- Catcher
- Born: c. 1850 Philadelphia, Pennsylvania
- Died: May 29, 1876 (aged 25–26) Philadelphia, Pennsylvania
- Batted: UnknownThrew: Unknown

MLB debut
- October 24, 1874, for the Philadelphia Athletics

Last MLB appearance
- October 29, 1875, for the St. Louis Brown Stockings

MLB statistics
- Games played: 60
- At bats: 230
- Batting average: .187
- Stats at Baseball Reference

Teams
- Philadelphia Athletics (1874); St. Louis Brown Stockings (1875);

= Tom Miller (catcher) =

American baseball player (1850–1876)

Thomas P. Miller (c. 1850 - May 29, 1876), nicknamed "Reddy", was an American Major League Baseball catcher who played a total of 59 games during his two-season career. He played four games for the Philadelphia Athletics, and 56 games for the St. Louis Brown Stockings, both of the NAPBBP. His career statistical totals include: 230 at bats, 19 runs scored, two doubles, and a .187 batting average.

==Biography==
Miller was born in Philadelphia, Pennsylvania.

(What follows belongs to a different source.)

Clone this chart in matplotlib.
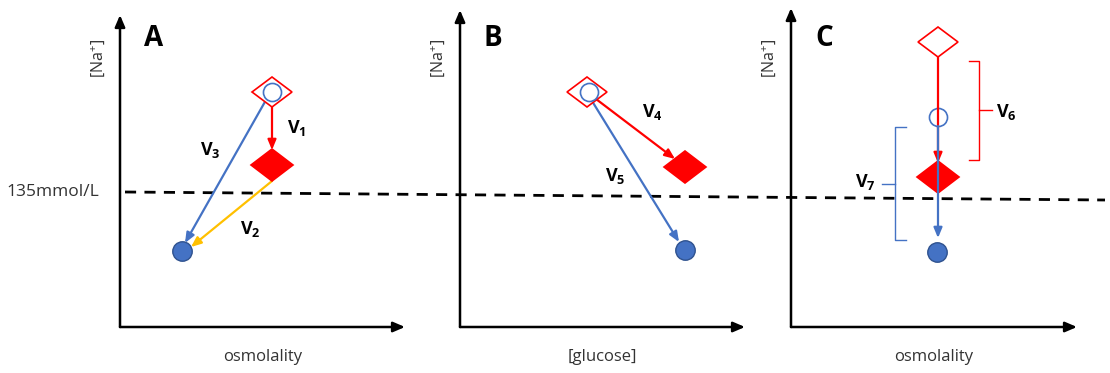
import matplotlib.pyplot as plt
from matplotlib.patches import Polygon

plt.rcParams['font.family'] = ['Open Sans', 'DejaVu Sans']
plt.rcParams['mathtext.fontset'] = 'custom'
plt.rcParams['mathtext.rm'] = 'Open Sans'
plt.rcParams['mathtext.bf'] = 'Open Sans:bold'

RED = '#FF0000'
BLUE = '#4472C4'
YELLOW = '#FFC000'

# schematic coordinates (pixel units, y downwards)
panel_names = ['A', 'B', 'C']
xlabels = ['osmolality', '[glucose]', 'osmolality']
axis_x0 = [120, 460, 791]
axis_top = [15, 10, 8]
axis_right = [405, 745, 1077]
axis_bottom = 327

# open diamond = start, filled diamond = after change, open/filled circle
open_diamond_x = [272, 587, 938]
open_diamond_y = [92, 92, 42]
open_circle_x = [272, 589, 938]
open_circle_y = [92, 92, 117]
filled_diamond_x = [272, 685, 938]
filled_diamond_y = [165, 167, 177]
filled_circle_x = [182, 685, 937]
filled_circle_y = [251, 250, 252]

threshold_label = '135mmol/L'
threshold_x = [125, 1105]
threshold_y = [192, 200]

fig = plt.figure(figsize=(11.1, 3.73), dpi=100)
ax = fig.add_axes([0, 0, 1, 1])
ax.set_xlim(0, 1110)
ax.set_ylim(373, 0)
ax.axis('off')


def diamond(cx, cy, hw, hh, filled, z=3):
    p = Polygon([(cx - hw, cy), (cx, cy - hh), (cx + hw, cy), (cx, cy + hh)],
                closed=True, facecolor=RED if filled else 'white',
                edgecolor=RED, lw=1.2, zorder=z)
    ax.add_patch(p)


def arrow(x0, y0, x1, y1, color, lw=1.6, z=2, hl=0.6, hw=0.25):
    ax.annotate('', xy=(x1, y1), xytext=(x0, y0),
                arrowprops=dict(arrowstyle='-|>,head_length=%s,head_width=%s' % (hl, hw),
                                color=color, lw=lw, shrinkA=0, shrinkB=0),
                zorder=z)


# axes of each panel
for i in range(3):
    x0 = axis_x0[i]
    arrow(x0, axis_bottom, x0, axis_top[i], 'black', lw=1.8, hl=0.7, hw=0.3)
    arrow(x0, axis_bottom, axis_right[i], axis_bottom, 'black', lw=1.8, hl=0.7, hw=0.3)
    ax.text(x0 + 24, 38, panel_names[i], fontsize=20, fontweight='bold',
            ha='left', va='center')
    ax.text(x0 - 22, 58, '[Na$^{+}$]', fontsize=11.5, rotation=90,
            ha='center', va='center', color='#333333')
    ax.text((x0 + axis_right[i]) / 2, 357, xlabels[i], fontsize=12,
            ha='center', va='center', color='#333333')

# threshold line
ax.plot(threshold_x, threshold_y, color='black', lw=2, ls=(0, (4, 3)), zorder=1)
ax.text(6, 192, threshold_label, fontsize=12.5, ha='left', va='center',
        color='#333333')

# markers
for i in range(3):
    diamond(open_diamond_x[i], open_diamond_y[i], 20, 15, False, z=3)
    diamond(filled_diamond_x[i], filled_diamond_y[i], 21, 16, True, z=3)
    ax.plot(open_circle_x[i], open_circle_y[i], 'o', ms=13,
            mfc='white' if i < 2 else 'none',
            mec=BLUE, mew=1.2, zorder=4 if i < 2 else 1.5)
    ax.plot(filled_circle_x[i], filled_circle_y[i], 'o', ms=14, mfc=BLUE,
            mec='#2F528F', mew=1, zorder=4)

# panel A arrows
arrow(272, 102, 272, 150, RED)
arrow(266, 100, 185, 243, BLUE)
arrow(272, 181, 191, 247, YELLOW)
ax.text(287, 128, r'$\mathbf{V_1}$', fontsize=13, ha='left', va='center')
ax.text(200, 150, r'$\mathbf{V_3}$', fontsize=13, ha='left', va='center')
ax.text(240, 229, r'$\mathbf{V_2}$', fontsize=13, ha='left', va='center')

# panel B arrows
arrow(596, 99, 675, 159, RED)
arrow(592, 101, 679, 242, BLUE)
ax.text(642, 112, r'$\mathbf{V_4}$', fontsize=13, ha='left', va='center')
ax.text(605, 176, r'$\mathbf{V_5}$', fontsize=13, ha='left', va='center')

# panel C arrows and brackets
arrow(938, 57, 938, 163, RED, z=2)
arrow(938, 126, 938, 238, BLUE, z=5)
ax.plot([969, 979, 979, 969], [61, 61, 160, 160], color=RED, lw=1)
ax.plot([979, 992], [110, 110], color=RED, lw=1)
ax.text(996, 112, r'$\mathbf{V_6}$', fontsize=13, ha='left', va='center')
ax.plot([906, 895, 895, 906], [127, 127, 240, 240], color=BLUE, lw=1)
ax.plot([882, 895], [184, 184], color=BLUE, lw=1)
ax.text(855, 182, r'$\mathbf{V_7}$', fontsize=13, ha='left', va='center')

fig.savefig('out.png', dpi=100)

He died in Philadelphia on May 29, 1876, a week after he played in an exhibition game and appeared to be in good health. His death was attributed to various illnesses by various sources, including kidney disease, bowel inflammation, and malaria. He is interred at Evergreen Memorial Park in Bensalem Township, Pennsylvania, after having been moved from Lafayette Cemetery in Philadelphia.